King Charles stands at a podium to deliver remarks at an event in Gaston Hall.
Category: Events, In the News

Title: Revisiting King Charles III’s Trips to Georgetown Before His Coronation

On May 6, Charles III will be crowned king of England at a coronation ceremony at Westminster Abbey. 

Before assuming this role, King Charles III made several trips to the United States, two of which included visits to the Hilltop. In celebration of his coronation, take a look back at the time Charles spent at Georgetown in 2005 and 2011.

King Charles on Faith and Social Responsibility 

In 2005, Charles made his first diplomatic visit to the U.S. in more than two decades. During his trip, he visited Georgetown’s campus and participated in a seminar on faith and social responsibility in Riggs Library. More than 1,000 students greeted him when he arrived, lining up behind gates in Healy Circle.

The round-table discussion featured 40 faith leaders, including faculty from Georgetown’s College of Arts & Sciences and the Prince Alwaleed bin Talal Center for Muslim-Christian Understanding in the School of Foreign Service, who discussed the role of faith in facilitating better education outcomes, stronger disaster relief efforts and more effective social service delivery with the then-Prince of Wales.

“As a Jesuit university committed to academic excellence and social justice, Georgetown seeks to encourage and expand interreligious understanding,” Georgetown President John J. DeGioia said at the event. “We frequently offer the resources of the university to help advance dialogue in important areas and are pleased to welcome the [then] Prince of Wales as the latest example of our ongoing efforts.”

King Charles on Reimagining Food Production Systems

When he returned to the Hilltop on May 4, 2011, Charles was again greeted by crowds of students, who waited in the rain to meet him. He presented on food sustainability in Gaston Hall as part of a panel discussion for The Washington Post called “The Future of Food.”

“Having such fond memories of my last visit here, it really is a great joy to be invited back to Georgetown again to speak at this conference,” Charles said as he opened the conversation.
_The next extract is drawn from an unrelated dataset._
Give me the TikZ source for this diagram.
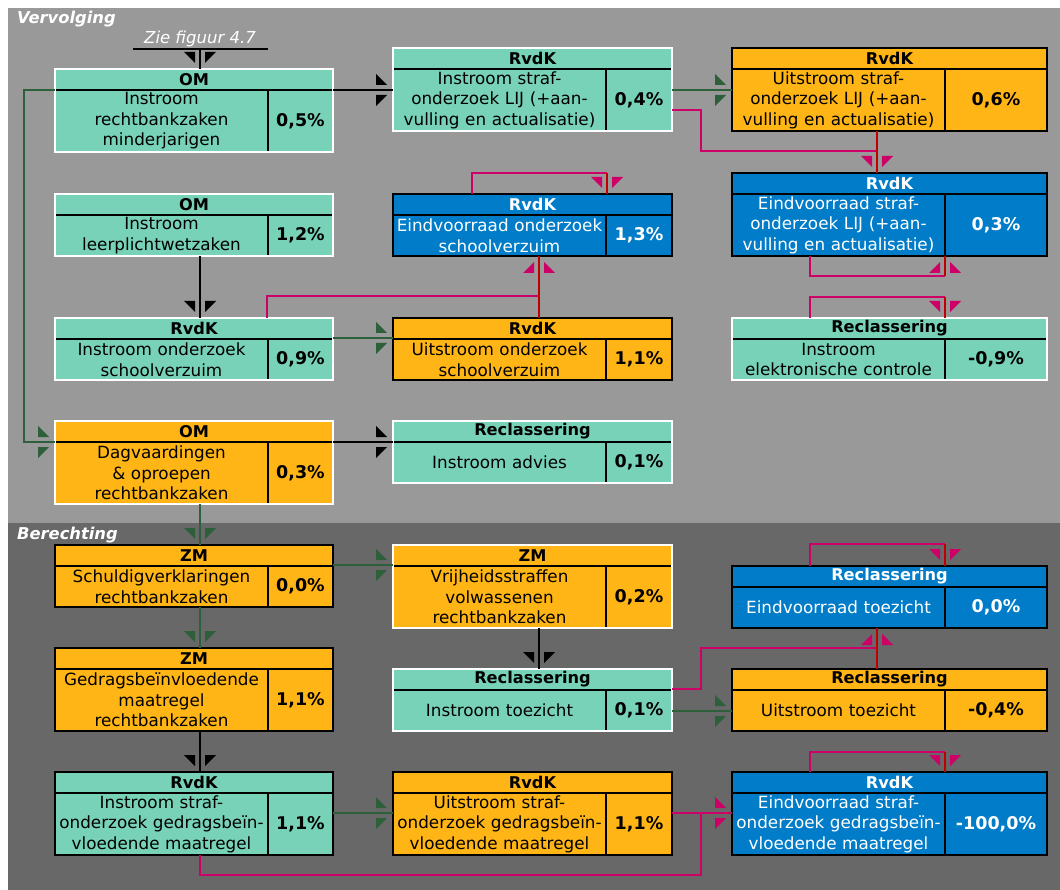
\documentclass[tikz,border=0pt]{standalone}
\usepackage{fontspec}
\setmainfont{DejaVu Sans}
\usetikzlibrary{calc}
\definecolor{cgreen}{HTML}{77D2B8}
\definecolor{corange}{HTML}{FFB515}
\definecolor{cblue}{HTML}{007CC8}
\definecolor{clight}{HTML}{999999}
\definecolor{cdark}{HTML}{686868}
\definecolor{cline}{HTML}{2D5F3B}
\definecolor{cmag}{HTML}{CC0066}
\definecolor{cred}{HTML}{C00000}
\tikzset{
  gw/.style={bfill/.style={fill=cgreen}, bdraw/.style={draw=white}, txt/.style={text=black}},
  gb/.style={bfill/.style={fill=cgreen}, bdraw/.style={draw=black}, txt/.style={text=black}},
  ow/.style={bfill/.style={fill=corange}, bdraw/.style={draw=white}, txt/.style={text=black}},
  ob/.style={bfill/.style={fill=corange}, bdraw/.style={draw=black}, txt/.style={text=black}},
  bb/.style={bfill/.style={fill=cblue}, bdraw/.style={draw=black}, txt/.style={text=white}},
  innerline/.style={draw=black, line width=2.2pt},
  borderline/.style={line width=2.6pt},
  headtext/.style={font=\bfseries\fontsize{16.2}{18}\selectfont, inner sep=0pt},
  bodytext/.style={font=\fontsize{16.8}{20.5}\selectfont, text width=213pt, align=center, inner sep=0pt},
  valtext/.style={font=\bfseries\fontsize{17.5}{19}\selectfont, inner sep=0pt},
  kline/.style={draw=black, line width=2.6pt},
  gline/.style={draw=cline, line width=2.6pt},
  mline/.style={draw=cmag, line width=2.6pt},
  rline/.style={draw=cred, line width=2.6pt},
  title/.style={text=white, font=\bfseries\itshape\fontsize{16.3}{18}\selectfont, inner sep=0pt, anchor=base west},
}
% name, x, y, width, height, scheme, header, body, value
\newcommand\flowbox[9]{%
\begin{scope}[#6]
 \node[bfill, minimum width=#4pt, minimum height=#5pt, anchor=north west, inner sep=0pt, outer sep=0pt] (#1) at (#2,#3) {};
 \draw[innerline] ([yshift=-21pt]#1.north west) -- ([yshift=-21pt]#1.north east);
 \draw[innerline] ([xshift=213pt,yshift=-21pt]#1.north west) -- ([xshift=213pt]#1.south west);
 \draw[borderline, bdraw] (#1.north west) rectangle (#1.south east);
 \node[headtext, txt] (#1-h) at ([yshift=-10.5pt]#1.north) {#7};
 \node[bodytext, txt] (#1-b) at ($([yshift=-21pt]#1.north west)!0.5!([xshift=213pt]#1.south west)$) {#8};
 \node[valtext, txt] (#1-v) at ($([xshift=213pt,yshift=-21pt]#1.north west)!0.5!(#1.south east)$) {#9};
\end{scope}}
% entry markers: colour, x, y
\newcommand\tentry[3]{\begin{scope}[shift={(#2,#3)}]
 \fill[#1] (-16,-17) -- (-5,-17) -- (-5,-6) -- cycle;
 \fill[#1] (16,-17) -- (5,-17) -- (5,-6) -- cycle;\end{scope}}
\newcommand\bentry[3]{\begin{scope}[shift={(#2,#3)}]
 \fill[#1] (-16,17) -- (-5,17) -- (-5,6) -- cycle;
 \fill[#1] (16,17) -- (5,17) -- (5,6) -- cycle;\end{scope}}
\newcommand\lentry[3]{\begin{scope}[shift={(#2,#3)}]
 \fill[#1] (-17,-16) -- (-17,-5) -- (-6,-5) -- cycle;
 \fill[#1] (-17,16) -- (-17,5) -- (-6,5) -- cycle;\end{scope}}
\begin{document}
\begin{tikzpicture}[x=1pt, y=-1pt]
\useasboundingbox (0,0) rectangle (1060,890);
\fill[white] (0,0) rectangle (1060,890);
\fill[clight] (8,8) rectangle (1060,523);
\fill[cdark] (8,523) rectangle (1060,890);
\node[title] (tv) at (17,23.5) {Vervolging};
\node[title] (tb) at (17,539) {Berechting};
\node[text=white, font=\itshape\fontsize{16.5}{18}\selectfont, inner sep=0pt, anchor=base] (zf) at (200,44) {Zie figuur 4.7};

\flowbox{om1}{55}{69}{278}{83}{gw}{OM}{Instroom\\rechtbankzaken\\minderjarigen}{0,5\%}
\flowbox{lij1}{393}{48}{279}{83}{gw}{RvdK}{Instroom straf-\\onderzoek LIJ (+aan-\\vulling en actualisatie)}{0,4\%}
\flowbox{lij2}{732}{48}{315}{83}{ob}{RvdK}{Uitstroom straf-\\onderzoek LIJ (+aan-\\vulling en actualisatie)}{0,6\%}
\flowbox{lijE}{732}{173}{315}{83}{bb}{RvdK}{Eindvoorraad straf-\\onderzoek LIJ (+aan-\\vulling en actualisatie)}{0,3\%}
\flowbox{lpw}{55}{194}{278}{62}{gw}{OM}{Instroom\\leerplichtwetzaken}{1,2\%}
\flowbox{svE}{393}{194}{279}{62}{bb}{RvdK}{Eindvoorraad onderzoek\\schoolverzuim}{1,3\%}
\flowbox{sv1}{55}{318}{278}{62}{gw}{RvdK}{Instroom onderzoek\\schoolverzuim}{0,9\%}
\flowbox{sv2}{393}{318}{279}{62}{ob}{RvdK}{Uitstroom onderzoek\\schoolverzuim}{1,1\%}
\flowbox{elek}{732}{318}{315}{62}{gw}{Reclassering}{Instroom\\elektronische controle}{-0,9\%}
\flowbox{dag}{55}{421}{278}{83}{ow}{OM}{Dagvaardingen\\\& oproepen\\rechtbankzaken}{0,3\%}
\flowbox{adv}{393}{421}{279}{62}{gw}{Reclassering}{Instroom advies}{0,1\%}
\flowbox{zm1}{55}{545}{278}{62}{ob}{ZM}{Schuldigverklaringen\\rechtbankzaken}{0,0\%}
\flowbox{vrij}{393}{545}{279}{83}{ow}{ZM}{Vrijheidsstraffen\\volwassenen\\rechtbankzaken}{0,2\%}
\flowbox{toezE}{732}{566}{315}{62}{bb}{Reclassering}{Eindvoorraad toezicht}{0,0\%}
\flowbox{gedr}{55}{648}{278}{83}{ob}{ZM}{Gedragsbeïnvloedende\\maatregel\\rechtbankzaken}{1,1\%}
\flowbox{toez1}{393}{669}{279}{62}{gw}{Reclassering}{Instroom toezicht}{0,1\%}
\flowbox{toez2}{732}{669}{315}{62}{ob}{Reclassering}{Uitstroom toezicht}{-0,4\%}
\flowbox{gi}{55}{772}{278}{83}{gb}{RvdK}{Instroom straf-\\onderzoek gedragsbeïn-\\vloedende maatregel}{1,1\%}
\flowbox{gu}{393}{772}{279}{83}{ob}{RvdK}{Uitstroom straf-\\onderzoek gedragsbeïn-\\vloedende maatregel}{1,1\%}
\flowbox{gE}{732}{772}{315}{83}{bb}{RvdK}{Eindvoorraad straf-\\onderzoek gedragsbeïn-\\vloedende maatregel}{-100,0\%}

% black connectors
\coordinate (zfa) at (133,49); \coordinate (zfb) at (268,49); \coordinate (zfm) at (200,49);
\draw[kline] (zfa) -- (zfb);
\draw[kline] (zfm) -- (om1.north -| zfm);
\draw[kline] (om1.east |- 0,90) -- (lij1.west |- 0,90);
\draw[kline] (lpw.south -| 200,0) -- (sv1.north -| 200,0);
\draw[kline] (dag.east |- 0,442) -- (adv.west |- 0,442);
\draw[kline] (vrij.south -| 539,0) -- (toez1.north -| 539,0);
\draw[kline] (gedr.south -| 200,0) -- (gi.north -| 200,0);
% green connectors
\draw[gline] (om1.west |- 0,90) -- (24,90) -- (24,442) -- (dag.west |- 0,442);
\draw[gline] (lij1.east |- 0,90) -- (lij2.west |- 0,90);
\draw[gline] (sv1.east |- 0,338) -- (sv2.west |- 0,338);
\draw[gline] (dag.south -| 200,0) -- (zm1.north -| 200,0);
\draw[gline] (zm1.east |- 0,565) -- (vrij.west |- 0,565);
\draw[gline] (zm1.south -| 200,0) -- (gedr.north -| 200,0);
\draw[gline] (toez1.east |- 0,711) -- (toez2.west |- 0,711);
\draw[gline] (gi.east |- 0,813) -- (gu.west |- 0,813);
% magenta / red connectors
\draw[mline] (lij1.east |- 0,110) -- (701,110) -- (701,151) -- (877,151) -- (lijE.north -| 877,0);
\draw[rline] (lij2.south -| 877,0) -- (lijE.north -| 877,0);
\draw[mline] (lijE.south -| 810,0) -- (810,276) -- (945,276);
\draw[rline] (945,276) -- (lijE.south -| 945,0);
\draw[mline] (elek.north -| 810,0) -- (810,297) -- (945,297);
\draw[rline] (945,297) -- (elek.north -| 945,0);
\draw[mline] (svE.north -| 472,0) -- (472,173) -- (607,173);
\draw[rline] (607,173) -- (svE.north -| 607,0);
\draw[mline] (sv1.north -| 267,0) -- (267,296) -- (539,296) -- (svE.south -| 539,0);
\draw[rline] (sv2.north -| 539,0) -- (svE.south -| 539,0);
\draw[mline] (toez1.east |- 0,689) -- (701,689) -- (701,648) -- (877,648) -- (toezE.south -| 877,0);
\draw[rline] (toez2.north -| 877,0) -- (toezE.south -| 877,0);
\draw[mline] (toezE.north -| 810,0) -- (810,544) -- (945,544);
\draw[rline] (945,544) -- (toezE.north -| 945,0);
\draw[mline] (gu.east |- 0,813) -- (gE.west |- 0,813);
\draw[mline] (gi.south -| 200,0) -- (200,875) -- (701,875) -- (701,813);
\draw[mline] (gE.north -| 810,0) -- (810,752) -- (945,752);
\draw[rline] (945,752) -- (gE.north -| 945,0);

% entry markers
\tentry{black}{200}{69}
\lentry{black}{393}{90}
\lentry{cline}{55}{442}
\lentry{cline}{732}{90}
\tentry{cmag}{877}{173}
\bentry{cmag}{945}{256}
\tentry{cmag}{945}{318}
\tentry{cmag}{607}{194}
\tentry{black}{200}{318}
\lentry{cline}{393}{338}
\bentry{cmag}{539}{256}
\lentry{black}{393}{442}
\tentry{cline}{200}{545}
\lentry{cline}{393}{565}
\tentry{cline}{200}{648}
\tentry{black}{539}{669}
\tentry{black}{200}{772}
\lentry{cline}{732}{711}
\bentry{cmag}{877}{628}
\tentry{cmag}{945}{566}
\lentry{cline}{393}{813}
\lentry{cmag}{732}{813}
\tentry{cmag}{945}{772}
\end{tikzpicture}
\end{document}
“Having such fond memories of my last visit here, it really is a great joy to be invited back to Georgetown again to speak at this conference.”

King Charles

More than 700 students, faculty and staff gathered to hear his thoughts on a more sustainable model of food production. Looking toward the future, Charles pointed the audience toward more resilient food systems that use sustainability subsidies. 

“We will have to develop much more sustainable or durable forms of food production because the way we have done things up to now are no longer as viable as they once appeared to be,” he said.

DeGioia reinforced Charles’ leadership in sustainable food production and energy in his introductory remarks. 

“The Prince of Wales has been a visionary leader in this space for nearly 30 years,” said DeGioia. “He has been one of the world’s most innovative and admired advocates of sustainable agriculture, ecosystem resilience and green energy sources.”

Eduardo Estrada (G’11), then a graduate student at the then-Georgetown Public Policy Institute (now the McCourt School of Public Policy), said he appreciated Charles’ message and the ways it complemented his work in the classroom. 

“I was very pleased to hear Prince Charles talk about many of the issues we have been discussing all semester,” Estrada said in a 2011 Georgetown news story. “He is someone who managed to use his royal status to challenge some of the existing assumptions regarding the way that we produce food in the world and the ability of sustainable agriculture to feed a rapidly growing population.”

The King, who would assume the role 12 years later, was already looking ahead. 

“Questioning the conventional worldview is a risky business,” he said. “And the only reason I have done so is for the sake of your generation and for the integrity of nature itself. It is your future that concerns me, and that of your grandchildren and theirs too. That is how far we should be looking ahead.”